9 responses to “Who we are”

  1. Susan Sheppard Hedges Avatar
    Susan Sheppard Hedges

    I have a question… What were the genders of these two persons?

    1. kelvin Avatar

      Person 1 was male. Person 2 was female.

  2. Suz Cate Avatar
    Suz Cate

    I arrived here in June, after graduating from the fine institution where you are visiting now and my subsequent ordination as transitional deacon. When I am ordained to the priesthood in December, I will be the first woman to serve as priest at St. James. I have sensed a growing excitement, especially among the women here, about the ministry of a woman priest–not unlike the the frisson expressed in the visitor’s statement: “Really? Wow! All this, and divorce and women priests.” We are figuring out together what difference it makes who we are, and on most days it is exciting!

  3. Calum Avatar
    Calum

    I think the exchange is completely adorable. But also bang-on accurate. The Piskies are indeed “the ones with woman priests” – it’s not a bad moniker to be known by, is it? Although progress is still to be made in certain parts, I think it’s positive that that might be how some people identify and distinguish Episcopalians.

  4. Tracey Avatar
    Tracey

    The first time I attended an Episcopal church (in California), and they invited me to a picnic afterward on the church grounds. I agreed to stay on, but was kind of dreading it… and then I saw the ice chests full of cans of lager. So yeah, I have to admit that it was at first beer and later, divorce (both of which had caused me to become ostracised from my family) and women priests (i’d been brought up in a fundamentalist church where women were to keep silent in church) that made me become really interested in finding my way into this wonderful, welcoming, non-judgemental, and inclusive group where hell-fire and brimstone and damnation and punishment were never a part of the lovely, uplifting and inspiring sermons.

  5. Nädine Daniel Avatar

    Well in one way, the lack of awareness is pretty depressing, but the willingness to give the Cathedral a try would be encouraging, where it not for the perception that divorce made a denomination more acceptable. Frankly I don’t care what brings someone into a Church, any Church; just so long as we make them want to stay and discover the love of Christ once they get there.
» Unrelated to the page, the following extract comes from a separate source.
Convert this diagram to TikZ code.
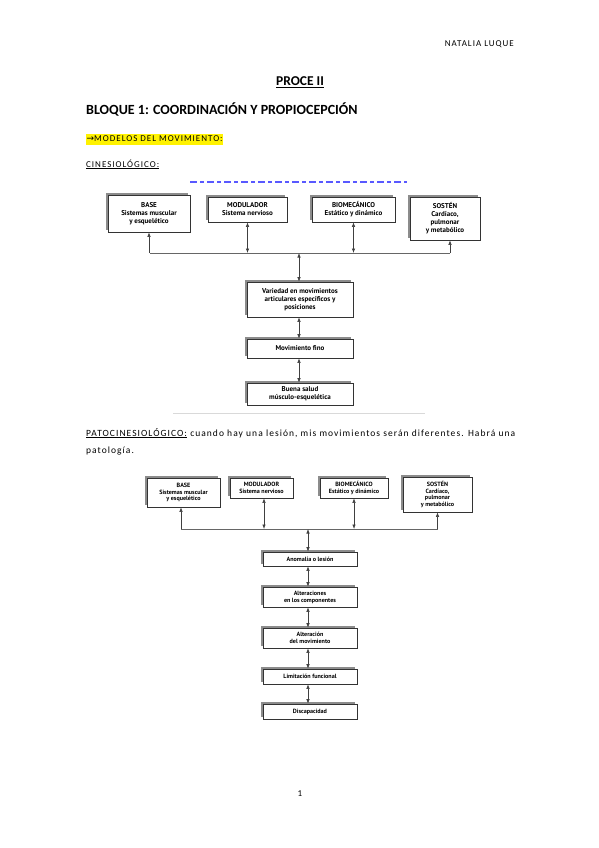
\documentclass[tikz,border=0pt]{standalone}
\usepackage{fontspec}
\setmainfont{Carlito}
\newfontfamily\figfont{PT Sans}
\usetikzlibrary{arrows.meta}
\usetikzlibrary{shadows}
\tikzset{caja/.style={draw=black!80,fill=white,line width=0.6pt,align=center,inner sep=1pt,text=black,
  copy shadow={shadow xshift=-2pt,shadow yshift=2pt,fill=black!45,draw=none}}}
\tikzset{g/.style={font=\figfont\bfseries\fontsize{7}{8}\selectfont}}
\tikzset{p/.style={font=\figfont\bfseries\fontsize{6.1}{6.9}\selectfont}}
\tikzset{flecha/.style={draw=black!75,line width=0.55pt,>={Latex[length=4.5pt,width=3.4pt]}}}
\tikzset{bus/.style={draw=black!60,line width=0.8pt}}
\tikzset{txt/.style={inner sep=0pt,anchor=base west}}
\newcommand{\esp}{\addfontfeature{LetterSpace=11}}

\begin{document}
\begin{tikzpicture}[x=1pt,y=-1pt]
  \useasboundingbox[fill=white] (0,0) rectangle (599,848);
  % cabecera y titulos
  \node[inner sep=0pt,anchor=base east,font=\fontsize{9}{10}\selectfont\esp] (autora) at (514,47) {NATALIA LUQUE};
  \node[inner sep=0pt,anchor=base,font=\bfseries\fontsize{13.5}{14}\selectfont] (titulo) at (300,86) {\underline{PROCE II}};
  \node[txt,font=\bfseries\fontsize{14}{15}\selectfont] (bloque) at (86,115) {BLOQUE 1: COORDINACIÓN Y PROPIOCEPCIÓN};
  \node[txt,fill=yellow,inner xsep=0.5pt,inner ysep=2.5pt,font=\fontsize{9}{10}\selectfont\esp] (modelos) at (86,142) {\fontspec{DejaVu Sans}\fontsize{9}{10}\selectfont→\fontspec{Carlito}\fontsize{9}{10}\selectfont\esp MODELOS DEL MOVIMIENTO:};
  \node[txt,font=\fontsize{9}{10}\selectfont\esp] (cinesio) at (86,167) {\underline{CINESIOLÓGICO:}};
  % modelo cinesiologico
  \draw[draw=blue!65,line width=2pt,dash pattern=on 7pt off 3pt on 4pt off 3pt] (190,182) -- (407,182);
  \node[caja,g,minimum width=82pt,minimum height=37pt] (base1) at (149,213.5) {BASE\\Sistemas muscular\\y esquelético};
  \node[caja,g,minimum width=79pt,minimum height=25pt] (mod1) at (247.5,209.5) {MODULADOR\\Sistema nervioso};
  \node[caja,g,minimum width=83pt,minimum height=25pt] (bio1) at (353.5,209.5) {BIOMECÁNICO\\Estático y dinámico};
  \node[caja,g,minimum width=70pt,minimum height=43pt] (sos1) at (445,218.5) {SOSTÉN\\Cardíaco,\\pulmonar\\y metabólico};
  \coordinate (bus1) at (299,253);
  \draw[bus] (150,253) -- (450,253);
  \draw[flecha,->] (base1.south |- bus1) -- (base1.south);
  \draw[flecha,<->] (mod1.south) -- (mod1.south |- bus1);
  \draw[flecha,<->] (bio1.south) -- (bio1.south |- bus1);
  \draw[flecha,->] ([xshift=5pt]sos1.south |- bus1) -- ([xshift=5pt]sos1.south);
  \node[caja,g,minimum width=106pt,minimum height=35pt] (var1) at (300,299.5) {Variedad en movimientos\\articulares específicos y\\posiciones};
  \node[caja,g,minimum width=106pt,minimum height=19pt] (fino1) at (300,348.5) {Movimiento fino};
  \node[caja,g,minimum width=106pt,minimum height=22pt] (salud1) at (300,394) {Buena salud\\músculo-esquelética};
  \draw[flecha,<->] (bus1) -- (var1.north -| bus1);
  \draw[flecha,<->] (var1.south -| bus1) -- (fino1.north -| bus1);
  \draw[flecha,<->] (fino1.south -| bus1) -- (salud1.north -| bus1);
  \draw[black!15,line width=0.8pt] (173,413) -- (425,413);
  % patocinesiologico
  \node[txt,font=\fontsize{9.5}{17}\selectfont\esp] (pato1) at (86,436) {\makebox[429pt][s]{\underline{PATOCINESIOLÓGICO:} cuando hay una lesión, mis movimientos serán diferentes. Habrá una}};
  \node[txt,font=\fontsize{9.5}{17}\selectfont\esp] (pato2) at (86,453) {patología.};
  \node[caja,p,minimum width=73pt,minimum height=29pt] (base2) at (183.5,492.5) {BASE\\Sistemas muscular\\y esquelético};
  \node[caja,p,minimum width=63pt,minimum height=20pt] (mod2) at (261.5,488) {MODULADOR\\Sistema nervioso};
  \node[caja,p,minimum width=68pt,minimum height=20pt] (bio2) at (354,488) {BIOMECÁNICO\\Estático y dinámico};
  \node[caja,p,minimum width=69pt,minimum height=35pt] (sos2) at (437.5,494.5) {SOSTÉN\\Cardíaco,\\pulmonar\\y metabólico};
  \coordinate (bus2) at (308,529);
  \draw[bus] (181,529) -- (438,529);
  \draw[flecha,->] ([xshift=-2.5pt]base2.south |- bus2) -- ([xshift=-2.5pt]base2.south);
  \draw[flecha,<->] ([xshift=2.5pt]mod2.south) -- ([xshift=2.5pt]mod2.south |- bus2);
  \draw[flecha,<->] (bio2.south) -- (bio2.south |- bus2);
  \draw[flecha,->] (sos2.south |- bus2) -- (sos2.south);
  \node[caja,p,minimum width=94pt,minimum height=14pt] (anom2) at (310,559) {Anomalía o lesión};
  \node[caja,p,minimum width=94pt,minimum height=20pt] (altc2) at (310,597) {Alteraciones\\en los componentes};
  \node[caja,p,minimum width=94pt,minimum height=20pt] (altm2) at (310,638) {Alteración\\del movimiento};
  \node[caja,p,minimum width=94pt,minimum height=15pt] (lim2) at (310,676.5) {Limitación funcional};
  \node[caja,p,minimum width=94pt,minimum height=15pt] (disc2) at (310,711.5) {Discapacidad};
  \draw[flecha,<->] (bus2) -- (anom2.north -| bus2);
  \draw[flecha,<->] (anom2.south -| bus2) -- (altc2.north -| bus2);
  \draw[flecha,<->] (altc2.south -| bus2) -- (altm2.north -| bus2);
  \draw[flecha,<->] (altm2.south -| bus2) -- (lim2.north -| bus2);
  \draw[flecha,<->] (lim2.south -| bus2) -- (disc2.north -| bus2);
  % pie
  \node[inner sep=0pt,anchor=base,font=\fontsize{9}{10}\selectfont] (pagina) at (300,796) {1};
\end{tikzpicture}
\end{document}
  6. Rosemary Hannah Avatar
    Rosemary Hannah

    I come to this from another angle – a liberal church background. It does not come to me as a surprise to hear women preach, teach and lead. I rejoice in it but the equality of women is no news to me

    Divorce – well, to me it is never more than an admission of failure. Not something to be celebrated and welcomed, but a sad admission that things which started so very happily and hopefully and with such love, have ended in heartbreak. That my sometime husband left me for another woman in the church came pretty close to breaking my heart, and was one of those knife-edge things. A thing where either there will be just damage and misery and loss, or one day a resurrection, and you do not know which. That for me the balance finally tipped to life does not mean that divorce is something I want to rejoice in as I do in the ministry of women.
    That God can turn evil to good is a blessing. It does not do however to continue in evil that He gets a better opportunity at such transformations. I would a jolly sight rather we were known for work for social justice, for respect for the environment, and for really positive things.

    Beauty however – whether sound or image or architecture or the spoken word – yes I love us to be known for that and I rejoice in it.

    1. kelvin Avatar

      I suspect that what we may really talking about here is not actually divorce, but the question of whether divorce and remarriage bars one from communion.

  7. Rosemary Hannah Avatar
    Rosemary Hannah

    Recently our Government had the stunning idea that ‘victims’ ought to be choosing the sentences of those who had offended against them. This is my idea of a utter nightmare – to have not merely the need to undertake one’s own recovery, for which one is of course responsible, but to then have to undertake some responsibility for the rehabilitation of those who have offended one strikes me as a bridge too far. I could never ask that somebody is turned away from communion because of an offence against me, and therefore I cannot ask that they are turned away because of a sin against others. I don’t really believe in that kind of God.

    Yet there is a problem. Of all the bad moments I had over the divorce, one of the very worst was the moment I walked alone into church and saw in a prominent pew my husband, who had left but from whom I was not yet legally separated, sitting shoulder to shoulder with his new partner. I ended in the nearest pew on my knees, helplessly sobbing, unable to hide my distress. That should not happen to anybody and it should not be up to the ‘victims’ (however much we espouse a doctrine of equal blame for marriage failure) to protect themselves from such a thing.

    I took communion every week with the lady with whom my husband now lived, and every week I had to forgive her anew in order to offer the Peace and forgive her. It was, to put it mildly, a big ask. That, to me, is the essential reality of divorce, and I really, really, really do have the right to say that we may have divorce and we may have to live with it, but the reality of it is pain and hard hard work. I find no ‘Wow!’ anywhere in it. It was hard and bitter punishment for all the stupid things I had managed to do in 30 years of marriage.

    There is always a cost to be borne for such things. We believe in forgiveness and fresh starts, and I must suppose the ‘Wow!’ is for that – but such things are costly. I believe they are always costly for God, and most usually they are costly for humans too. I don’t want humans judged, but – but where the joy of person A is bought at the price of the pain of person B we need to tread exceedingly circumspectly.